# start of INPUT ROWS

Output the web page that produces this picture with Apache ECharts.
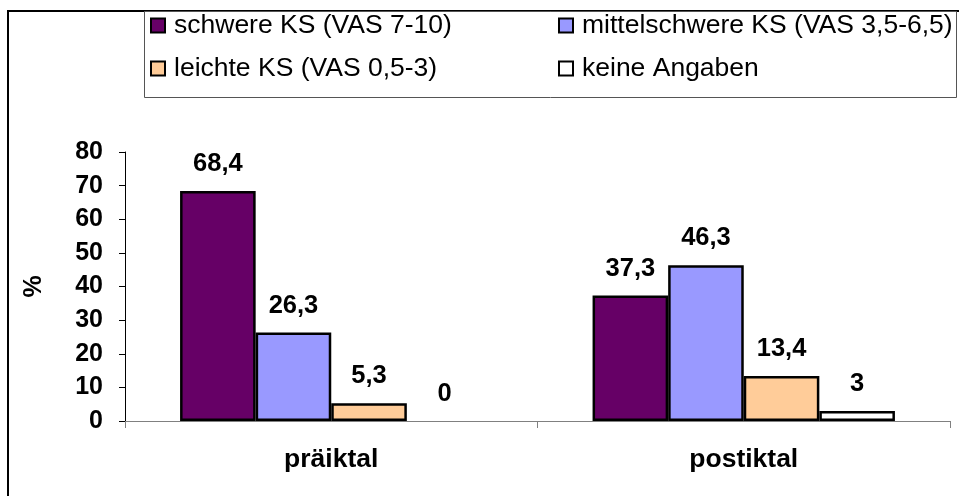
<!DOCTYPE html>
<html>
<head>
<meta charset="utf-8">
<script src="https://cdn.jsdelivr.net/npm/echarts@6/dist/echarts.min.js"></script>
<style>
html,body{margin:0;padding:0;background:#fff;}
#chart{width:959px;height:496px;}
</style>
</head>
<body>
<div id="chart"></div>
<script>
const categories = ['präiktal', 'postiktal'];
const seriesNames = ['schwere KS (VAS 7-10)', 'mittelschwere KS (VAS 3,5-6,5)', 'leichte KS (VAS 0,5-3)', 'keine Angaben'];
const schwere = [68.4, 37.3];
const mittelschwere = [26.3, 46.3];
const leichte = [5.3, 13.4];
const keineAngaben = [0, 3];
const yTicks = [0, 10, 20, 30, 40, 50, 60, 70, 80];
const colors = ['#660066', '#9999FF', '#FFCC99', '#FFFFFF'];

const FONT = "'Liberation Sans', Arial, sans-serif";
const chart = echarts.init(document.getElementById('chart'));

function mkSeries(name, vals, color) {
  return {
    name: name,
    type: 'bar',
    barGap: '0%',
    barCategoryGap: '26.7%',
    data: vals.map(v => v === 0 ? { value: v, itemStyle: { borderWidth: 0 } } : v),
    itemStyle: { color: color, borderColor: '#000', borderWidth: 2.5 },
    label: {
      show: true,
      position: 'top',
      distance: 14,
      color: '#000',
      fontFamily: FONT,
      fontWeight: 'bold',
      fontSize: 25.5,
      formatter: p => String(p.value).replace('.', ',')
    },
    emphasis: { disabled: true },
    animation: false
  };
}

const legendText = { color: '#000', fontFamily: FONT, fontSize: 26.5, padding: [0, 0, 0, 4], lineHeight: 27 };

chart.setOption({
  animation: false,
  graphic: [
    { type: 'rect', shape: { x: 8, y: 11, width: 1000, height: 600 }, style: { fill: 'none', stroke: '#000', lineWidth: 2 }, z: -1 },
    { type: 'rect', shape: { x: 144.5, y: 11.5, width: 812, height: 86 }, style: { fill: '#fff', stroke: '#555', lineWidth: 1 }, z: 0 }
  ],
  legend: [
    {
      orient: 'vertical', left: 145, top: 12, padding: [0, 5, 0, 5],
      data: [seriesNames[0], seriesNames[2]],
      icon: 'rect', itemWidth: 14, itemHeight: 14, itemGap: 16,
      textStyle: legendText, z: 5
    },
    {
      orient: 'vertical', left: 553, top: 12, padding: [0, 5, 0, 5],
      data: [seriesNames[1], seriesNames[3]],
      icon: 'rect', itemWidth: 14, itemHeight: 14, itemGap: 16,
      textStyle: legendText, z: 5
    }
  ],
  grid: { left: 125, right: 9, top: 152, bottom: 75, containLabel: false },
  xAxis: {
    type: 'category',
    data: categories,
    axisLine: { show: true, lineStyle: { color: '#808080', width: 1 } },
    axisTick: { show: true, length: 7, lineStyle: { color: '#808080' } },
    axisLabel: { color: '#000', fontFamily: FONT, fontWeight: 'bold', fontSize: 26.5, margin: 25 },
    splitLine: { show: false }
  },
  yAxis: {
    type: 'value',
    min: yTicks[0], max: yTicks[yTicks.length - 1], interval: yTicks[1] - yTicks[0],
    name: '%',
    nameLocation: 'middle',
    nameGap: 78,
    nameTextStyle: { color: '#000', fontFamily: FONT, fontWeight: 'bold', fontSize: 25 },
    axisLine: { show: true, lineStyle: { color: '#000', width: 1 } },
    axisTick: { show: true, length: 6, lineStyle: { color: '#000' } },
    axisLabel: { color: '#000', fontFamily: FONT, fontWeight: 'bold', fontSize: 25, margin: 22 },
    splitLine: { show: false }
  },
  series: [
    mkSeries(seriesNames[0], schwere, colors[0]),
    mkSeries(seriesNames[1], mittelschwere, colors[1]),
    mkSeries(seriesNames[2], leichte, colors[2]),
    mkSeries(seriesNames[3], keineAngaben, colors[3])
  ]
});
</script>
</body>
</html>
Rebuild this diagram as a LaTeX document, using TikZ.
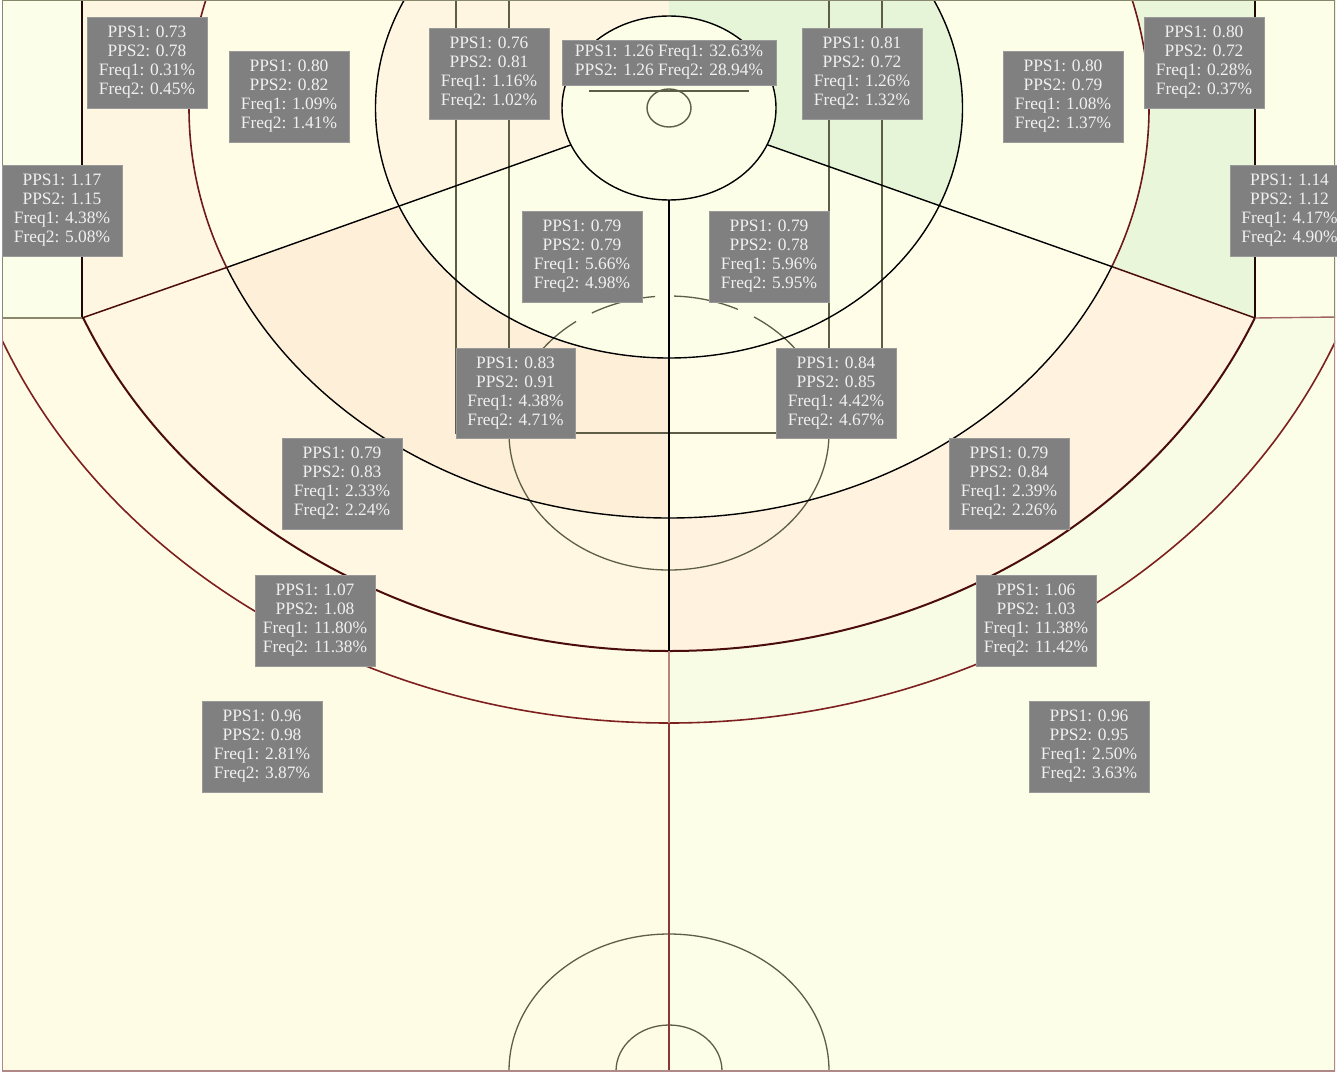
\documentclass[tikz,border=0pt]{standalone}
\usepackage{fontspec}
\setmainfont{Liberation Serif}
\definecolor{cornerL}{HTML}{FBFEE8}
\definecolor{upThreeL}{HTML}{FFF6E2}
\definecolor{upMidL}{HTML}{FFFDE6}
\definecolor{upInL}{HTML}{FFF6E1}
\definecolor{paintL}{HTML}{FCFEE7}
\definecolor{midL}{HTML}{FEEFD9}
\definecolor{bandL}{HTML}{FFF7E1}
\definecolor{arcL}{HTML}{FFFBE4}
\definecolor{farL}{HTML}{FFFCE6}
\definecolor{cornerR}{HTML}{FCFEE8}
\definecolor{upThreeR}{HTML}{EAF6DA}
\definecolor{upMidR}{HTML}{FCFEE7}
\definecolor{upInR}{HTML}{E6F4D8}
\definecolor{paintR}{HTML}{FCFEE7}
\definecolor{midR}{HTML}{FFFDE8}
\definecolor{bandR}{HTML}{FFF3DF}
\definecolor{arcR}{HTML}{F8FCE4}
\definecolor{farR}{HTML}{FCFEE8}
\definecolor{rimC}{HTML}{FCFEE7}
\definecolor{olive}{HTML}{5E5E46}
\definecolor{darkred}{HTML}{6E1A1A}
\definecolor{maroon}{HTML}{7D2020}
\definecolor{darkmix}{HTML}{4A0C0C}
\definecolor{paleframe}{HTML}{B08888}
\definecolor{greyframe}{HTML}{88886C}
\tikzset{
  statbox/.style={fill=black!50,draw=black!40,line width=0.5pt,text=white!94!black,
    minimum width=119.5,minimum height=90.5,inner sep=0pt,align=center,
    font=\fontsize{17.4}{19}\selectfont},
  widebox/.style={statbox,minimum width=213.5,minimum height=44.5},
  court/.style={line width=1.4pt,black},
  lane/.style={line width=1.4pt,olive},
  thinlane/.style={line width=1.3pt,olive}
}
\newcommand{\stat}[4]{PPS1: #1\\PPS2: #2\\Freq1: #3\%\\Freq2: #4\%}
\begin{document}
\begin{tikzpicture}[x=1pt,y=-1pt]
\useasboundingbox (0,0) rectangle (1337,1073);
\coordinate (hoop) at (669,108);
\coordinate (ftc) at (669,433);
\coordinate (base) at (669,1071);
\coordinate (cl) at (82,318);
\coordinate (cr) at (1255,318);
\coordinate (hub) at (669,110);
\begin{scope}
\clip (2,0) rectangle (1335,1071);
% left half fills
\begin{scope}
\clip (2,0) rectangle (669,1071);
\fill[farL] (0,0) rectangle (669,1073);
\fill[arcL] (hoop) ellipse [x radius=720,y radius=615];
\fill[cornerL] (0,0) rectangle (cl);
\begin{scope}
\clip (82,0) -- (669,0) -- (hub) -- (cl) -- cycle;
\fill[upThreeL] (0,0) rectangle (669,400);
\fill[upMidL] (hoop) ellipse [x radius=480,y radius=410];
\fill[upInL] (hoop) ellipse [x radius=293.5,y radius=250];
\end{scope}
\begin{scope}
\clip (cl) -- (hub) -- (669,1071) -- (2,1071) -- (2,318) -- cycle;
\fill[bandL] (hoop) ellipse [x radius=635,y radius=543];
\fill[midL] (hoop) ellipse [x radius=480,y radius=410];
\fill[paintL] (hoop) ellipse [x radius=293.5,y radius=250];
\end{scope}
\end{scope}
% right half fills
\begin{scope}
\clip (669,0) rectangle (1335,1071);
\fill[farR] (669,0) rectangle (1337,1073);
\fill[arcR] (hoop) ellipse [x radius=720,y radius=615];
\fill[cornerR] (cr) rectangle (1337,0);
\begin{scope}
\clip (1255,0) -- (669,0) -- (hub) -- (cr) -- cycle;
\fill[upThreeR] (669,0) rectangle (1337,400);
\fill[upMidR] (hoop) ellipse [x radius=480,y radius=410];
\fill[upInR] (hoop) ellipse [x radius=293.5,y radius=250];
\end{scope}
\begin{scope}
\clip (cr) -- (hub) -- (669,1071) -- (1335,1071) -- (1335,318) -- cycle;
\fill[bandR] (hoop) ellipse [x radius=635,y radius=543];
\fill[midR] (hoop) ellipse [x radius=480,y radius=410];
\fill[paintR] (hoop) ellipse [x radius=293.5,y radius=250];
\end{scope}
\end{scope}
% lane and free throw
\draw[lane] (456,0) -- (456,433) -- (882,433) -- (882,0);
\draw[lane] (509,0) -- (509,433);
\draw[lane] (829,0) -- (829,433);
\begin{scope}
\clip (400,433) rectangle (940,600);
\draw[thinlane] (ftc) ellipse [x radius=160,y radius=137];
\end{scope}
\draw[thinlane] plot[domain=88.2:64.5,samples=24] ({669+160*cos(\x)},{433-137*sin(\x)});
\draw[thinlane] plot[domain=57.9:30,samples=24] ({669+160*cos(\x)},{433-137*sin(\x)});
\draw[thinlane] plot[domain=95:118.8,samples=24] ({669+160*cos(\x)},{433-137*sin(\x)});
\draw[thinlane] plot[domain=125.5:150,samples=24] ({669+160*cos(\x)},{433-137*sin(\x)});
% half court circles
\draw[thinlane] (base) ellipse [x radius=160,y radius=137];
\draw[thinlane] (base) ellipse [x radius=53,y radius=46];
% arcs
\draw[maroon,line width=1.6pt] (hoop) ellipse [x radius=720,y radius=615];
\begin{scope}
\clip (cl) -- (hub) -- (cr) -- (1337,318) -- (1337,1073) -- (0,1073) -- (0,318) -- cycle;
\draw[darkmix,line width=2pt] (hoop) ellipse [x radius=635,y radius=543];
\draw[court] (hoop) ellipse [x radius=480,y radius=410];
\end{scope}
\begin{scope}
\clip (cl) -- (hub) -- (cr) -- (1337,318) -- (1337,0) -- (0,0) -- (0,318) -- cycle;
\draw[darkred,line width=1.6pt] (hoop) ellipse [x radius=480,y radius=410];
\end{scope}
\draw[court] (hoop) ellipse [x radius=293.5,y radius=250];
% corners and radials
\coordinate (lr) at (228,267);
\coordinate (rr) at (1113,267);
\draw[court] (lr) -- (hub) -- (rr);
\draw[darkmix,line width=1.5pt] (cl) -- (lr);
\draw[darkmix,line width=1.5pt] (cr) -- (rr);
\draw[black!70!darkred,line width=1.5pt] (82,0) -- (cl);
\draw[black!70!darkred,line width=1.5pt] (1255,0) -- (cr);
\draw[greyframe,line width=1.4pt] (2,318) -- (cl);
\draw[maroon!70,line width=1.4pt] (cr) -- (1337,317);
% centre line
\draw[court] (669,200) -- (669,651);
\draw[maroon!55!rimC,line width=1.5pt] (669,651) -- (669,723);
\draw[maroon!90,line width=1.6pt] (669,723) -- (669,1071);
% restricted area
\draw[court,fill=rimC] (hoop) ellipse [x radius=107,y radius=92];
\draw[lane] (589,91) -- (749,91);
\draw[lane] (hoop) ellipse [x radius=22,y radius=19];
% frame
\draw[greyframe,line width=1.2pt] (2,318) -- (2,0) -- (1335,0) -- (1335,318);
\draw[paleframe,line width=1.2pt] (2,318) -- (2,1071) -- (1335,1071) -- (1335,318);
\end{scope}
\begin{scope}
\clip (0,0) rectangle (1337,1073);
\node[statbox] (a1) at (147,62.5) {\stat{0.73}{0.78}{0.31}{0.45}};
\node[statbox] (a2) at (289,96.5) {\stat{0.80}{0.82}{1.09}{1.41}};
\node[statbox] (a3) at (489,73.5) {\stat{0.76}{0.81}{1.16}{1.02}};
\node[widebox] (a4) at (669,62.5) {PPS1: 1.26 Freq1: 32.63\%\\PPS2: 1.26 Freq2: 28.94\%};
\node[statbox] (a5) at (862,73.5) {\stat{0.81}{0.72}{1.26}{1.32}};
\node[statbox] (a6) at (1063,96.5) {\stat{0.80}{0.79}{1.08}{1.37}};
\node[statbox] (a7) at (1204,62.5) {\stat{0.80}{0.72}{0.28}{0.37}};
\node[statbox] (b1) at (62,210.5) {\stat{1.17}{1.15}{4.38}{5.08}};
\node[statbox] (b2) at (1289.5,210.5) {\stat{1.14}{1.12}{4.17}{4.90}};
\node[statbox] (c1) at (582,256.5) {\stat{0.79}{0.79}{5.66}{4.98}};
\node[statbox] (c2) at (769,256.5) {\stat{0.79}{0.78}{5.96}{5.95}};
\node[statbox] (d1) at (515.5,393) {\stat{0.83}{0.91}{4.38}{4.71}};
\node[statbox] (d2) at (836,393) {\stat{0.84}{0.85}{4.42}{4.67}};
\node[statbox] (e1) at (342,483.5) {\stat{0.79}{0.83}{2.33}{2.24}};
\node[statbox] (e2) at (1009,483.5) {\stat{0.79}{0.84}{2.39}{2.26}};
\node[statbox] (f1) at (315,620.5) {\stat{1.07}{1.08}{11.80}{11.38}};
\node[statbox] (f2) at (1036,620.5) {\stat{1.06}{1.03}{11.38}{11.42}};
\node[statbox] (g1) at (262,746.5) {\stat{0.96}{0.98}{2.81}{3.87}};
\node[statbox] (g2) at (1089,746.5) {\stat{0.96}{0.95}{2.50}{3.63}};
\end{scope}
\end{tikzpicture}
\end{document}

# end of INPUT ROWS

- [SHORT TASK]:
Work through the records line by line and tally those with the word "this". Report only the total.

- [PROBLEM SOLUTION]:
2